Lapeer Circuit Court SHARON SCHUTTE, LC No. 22-055692-CZ
Defendant-Appellant. Before: W ALLACE , P.J., and R ICK and G ARRETT , JJ.
P ER C URIAM .
This case arises from defendant’s violation of a local zoning ordinance limiting the number of dogs permitted on residential property in Imlay Township. Plaintiff brought the instant action for injunctive relief to have defendant reduce the number of dogs she owned to comply with the applicable zoning ordinances. We affirm.
I. BACKGROUND
Defendant is an owner and breeder of Shetland Sheepdogs. In 2003, defendant lived in Troy, Michigan, and owned approximately 15 dogs. That same year, she sought to move to a new home in Imlay Township. Before purchasing the property, she asked her realtor whether there were any restrictions on the number of dogs she could have on the lot. According to defendant, the realtor asked her friend, who was the Imlay Township Supervisor at the time, whether there were any limits on the number of dogs that residents could own in the Township. The realtor then told her that there were no limits on dog ownership. Defendant subsequently purchased the property and moved in with her dogs in November 2003. After moving, defendant regularly licensed her dogs with Lapeer County. Over the years, the number of dogs that defendant owned fluctuated and generally was anywhere between two and three dozen.
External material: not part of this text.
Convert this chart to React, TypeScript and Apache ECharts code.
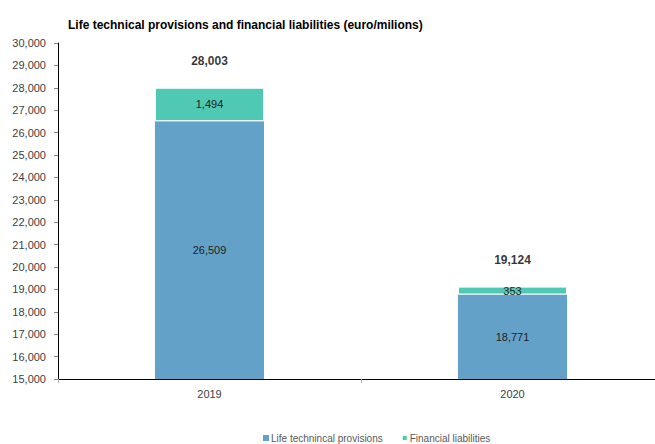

The Lapeer County Animal Control visited defendant’s property in 2016. [1] According to defendant, the animal-control representative had no issues with how the dogs were being kept. However, because defendant owned nearly 40 dogs at the time, the person indicated that a kennel license would be appropriate and that for Lapeer County to issue one, the Township would have to approve. [2]
After the visit from animal control, defendant enlisted an attorney to help obtain that approval from the Township. The attorney submitted a special land use request to the Township. The Imlay Township Planning Commission discussed defendant’s request at three separate meetings in 2016. At a meeting held on June 14, 2016, the Commission heard from staff planner Jason Bibby, who recommended against approving the request. The Commission tabled any further discussion “while zoning language is developed for private kennels in R-1 zoning.”
The Planning Commission met again on August 9, 2016. Bibby presented a draft of zoning amendments that would allow private kennels. Defendant’s attorney expressed some concerns regarding the draft, although the substance of those concerns is not reflected in the meeting minutes. One Commissioner moved to proceed with a public hearing on private kennels with a five-acre minimum and eight-dog maximum, but that motion was rescinded. The Commission ultimately tabled any further discussion to allow further research into the questions that were raised during the meeting.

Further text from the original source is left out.